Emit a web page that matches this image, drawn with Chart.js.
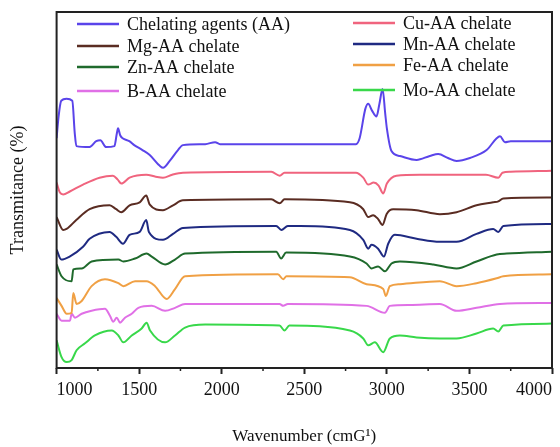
<!DOCTYPE html>
<html lang="en">
<head>
  <meta charset="UTF-8" />
  <title>FTIR spectra</title>
  <script src="https://cdn.jsdelivr.net/npm/chart.js"></script>
  <style>
    body { margin: 0; background: #fff; }
    canvas { display: block; }
  </style>
</head>
<body>
  <canvas id="ftir" width="560" height="447"></canvas>
  <script>
    // wavenumber / transmittance (arbitrary offset units)
    const aaWn = [1000,1012,1028,1060,1095,1110,1120,1200,1240,1265,1300,1350,1365,1372,1385,1400,1440,1470,1520,1564,1625,1645,1685,1735,1765,1900,1960,1990,2200,2500,2813,2835,2870,2887,2910,2937,2955,2974,2990,3000,3028,3079,3180,3260,3311,3370,3422,3503,3604,3665,3685,3715,3750,4000];
    const aaT  = [233,255,271,273,271,238,225,224,230,231,224,225,238,243,236,233,230,226,221,216,205,203,210,221,226,227,229,227,227,227,227,233,263,268,261,255,268,283,258,243,220,215,211,215,217,213,210,213,221,233,235,229,230,230];

    const cuWn = [1000,1020,1040,1080,1160,1260,1341,1370,1392,1442,1543,1600,1644,1700,1765,2300,2351,2380,2813,2857,2887,2920,2950,2978,3000,3058,3200,3600,3675,3700,3750,4000];
    const cuT  = [188,178,176,179,186,193,195,191,187,193,196,194,193,196,198,199,195,198,198,193,186,188,185,177,187,195,196,196,193,198,199,200];

    const mgWn = [1000,1040,1060,1119,1200,1321,1361,1392,1442,1503,1543,1563,1644,1705,1765,2300,2351,2380,2776,2857,2887,2917,2947,2974,2998,3038,3180,3321,3422,3543,3644,3675,3705,4000];
    const mgT  = [153,140,141,150,161,165,161,158,165,168,175,166,160,165,170,171,167,171,168,161,153,155,151,145,156,161,160,156,158,165,168,169,172,173];

    const mnWn = [1000,1028,1079,1160,1200,1321,1361,1402,1442,1503,1543,1559,1644,1705,1765,2330,2361,2400,2473,2776,2857,2887,2907,2947,2982,3008,3048,3180,3321,3422,3543,3644,3675,3705,4000];
    const mnT  = [120,110,113,123,131,138,133,126,135,138,150,138,130,136,142,144,140,144,144,140,130,121,125,121,113,126,135,131,128,128,136,141,138,144,146];

    const znWn = [1000,1030,1091,1101,1152,1212,1374,1404,1475,1545,1576,1657,1717,1778,2330,2360,2390,2776,2877,2907,2947,2988,3028,3079,3281,3422,3543,3665,3725,4000];
    const znT  = [105,93,88,100,101,108,110,108,111,116,113,105,110,116,118,111,117,113,106,101,103,98,106,108,105,101,108,115,116,118];

    const feWn = [1000,1030,1061,1091,1101,1121,1152,1212,1293,1374,1404,1475,1545,1596,1667,1717,1778,2340,2372,2392,2776,2877,2978,2994,3018,3079,3321,3422,3543,3665,3705,4000];
    const feT  = [71,63,55,56,76,65,68,83,90,86,83,88,88,83,70,80,93,95,90,93,92,85,80,73,83,85,88,83,86,91,93,95];

    const bWn = [1000,1030,1081,1091,1111,1152,1212,1293,1323,1343,1364,1384,1414,1455,1495,1576,1657,1717,1778,2350,2372,2400,2877,2988,3018,3139,3321,3422,3543,3685,4000];
    const bT  = [55,48,48,55,51,55,58,60,53,47,51,46,51,55,61,63,58,61,65,65,63,65,63,56,63,64,65,58,61,65,66];

    const moWn = [1000,1030,1061,1091,1121,1172,1232,1334,1374,1404,1455,1515,1545,1566,1657,1717,1778,1900,2350,2380,2410,2776,2857,2887,2927,2978,3018,3079,3180,3321,3422,3543,3644,3675,3705,4000];
    const moT  = [28,11,6,8,18,25,33,38,33,26,33,40,46,38,26,33,41,44,43,38,43,38,30,23,26,16,30,33,31,30,30,35,40,37,43,45];

    const seriesNames = ["Chelating agents (AA)", "Cu-AA chelate", "Mg-AA chelate", "Mn-AA chelate",
                         "Zn-AA chelate", "Fe-AA chelate", "B-AA chelate", "Mo-AA chelate"];
    const seriesColors = ["#5a44ea", "#f0647e", "#5a2c22", "#1f2a82", "#1f6a2c", "#f0a044", "#e070e6", "#38d84a"];
    const xTicks = [1000, 1500, 2000, 2500, 3000, 3500, 4000];

    const wnList = [aaWn, cuWn, mgWn, mnWn, znWn, feWn, bWn, moWn];
    const tList = [aaT, cuT, mgT, mnT, znT, feT, bT, moT];

    const serif = "'Liberation Serif', 'Times New Roman', serif";

    const datasets = seriesNames.map((name, i) => ({
      label: name,
      data: wnList[i].map((w, j) => ({ x: w, y: tList[i][j] })),
      borderColor: seriesColors[i],
      borderWidth: 2,
      pointRadius: 0,
      cubicInterpolationMode: 'monotone',
      fill: false
    }));

    // legend drawn inside the plot, two columns (left: AA, Mg, Zn, B / right: Cu, Mn, Fe, Mo)
    const insideLegend = {
      id: 'insideLegend',
      afterDraw(chart) {
        const ctx = chart.ctx;
        const leftRows = [24, 46, 67, 91];
        const rightRows = [23, 44, 65, 90];
        ctx.save();
        ctx.font = "18px " + serif;
        ctx.textBaseline = 'middle';
        ctx.fillStyle = '#111';
        chart.data.datasets.forEach((ds, i) => {
          const right = i % 2 === 1;
          const row = Math.floor(i / 2);
          const y = right ? rightRows[row] : leftRows[row];
          const x0 = right ? 353 : 77;
          ctx.strokeStyle = ds.borderColor;
          ctx.lineWidth = 2.5;
          ctx.beginPath();
          ctx.moveTo(x0, y);
          ctx.lineTo(x0 + 42, y);
          ctx.stroke();
          ctx.fillText(ds.label, x0 + 50, y + 1);
        });
        ctx.restore();
      }
    };

    // box around the plot + short minor ticks
    const frame = {
      id: 'frame',
      afterDraw(chart) {
        const { ctx, chartArea: a } = chart;
        const xs = chart.scales.x;
        ctx.save();
        ctx.strokeStyle = '#222';
        ctx.lineWidth = 2;
        ctx.strokeRect(a.left, a.top, a.right - a.left, a.bottom - a.top);
        ctx.lineWidth = 1.5;
        for (let v = 1250; v < 4000; v += 500) {
          const px = xs.getPixelForValue(v);
          ctx.beginPath();
          ctx.moveTo(px, a.bottom);
          ctx.lineTo(px, a.bottom + 3);
          ctx.stroke();
        }
        ctx.restore();
      }
    };

    new Chart(document.getElementById('ftir'), {
      type: 'line',
      data: { datasets },
      options: {
        responsive: false,
        devicePixelRatio: 1,
        animation: false,
        layout: { padding: { top: 12, right: 8, left: 0, bottom: 0 } },
        plugins: { legend: { display: false }, tooltip: { enabled: false } },
        scales: {
          x: {
            type: 'linear',
            min: 1000,
            max: 4000,
            afterBuildTicks: scale => { scale.ticks = xTicks.map(v => ({ value: v })); },
            ticks: {
              autoSkip: false,
              maxRotation: 0,
              align: 'inner',
              padding: 5,
              color: '#111',
              font: { family: serif, size: 18 },
              callback: v => String(v)
            },
            grid: { drawOnChartArea: false, tickLength: 6, tickColor: '#222', tickWidth: 2 },
            border: { display: false },
            title: {
              display: true,
              text: 'Wavenumber (cmG\u00B9)',
              color: '#111',
              font: { family: serif, size: 17 },
              padding: { top: 21, bottom: 0 }
            }
          },
          y: {
            min: 0,
            max: 361,
            ticks: { display: false },
            grid: { display: false, drawTicks: false },
            border: { display: false },
            title: {
              display: true,
              text: 'Transmitance (%)',
              color: '#111',
              font: { family: serif, size: 18 },
              padding: { top: 7, bottom: 28 }
            }
          }
        }
      },
      plugins: [insideLegend, frame]
    });
  </script>
</body>
</html>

----

→ Given task: Check every line of the data above for the string "drawn", and copy those that have it.

→ Finished task:
Emit a web page that matches this image, drawn with Chart.js.
    // legend drawn inside the plot, two columns (left: AA, Mg, Zn, B / right: Cu, Mn, Fe, Mo)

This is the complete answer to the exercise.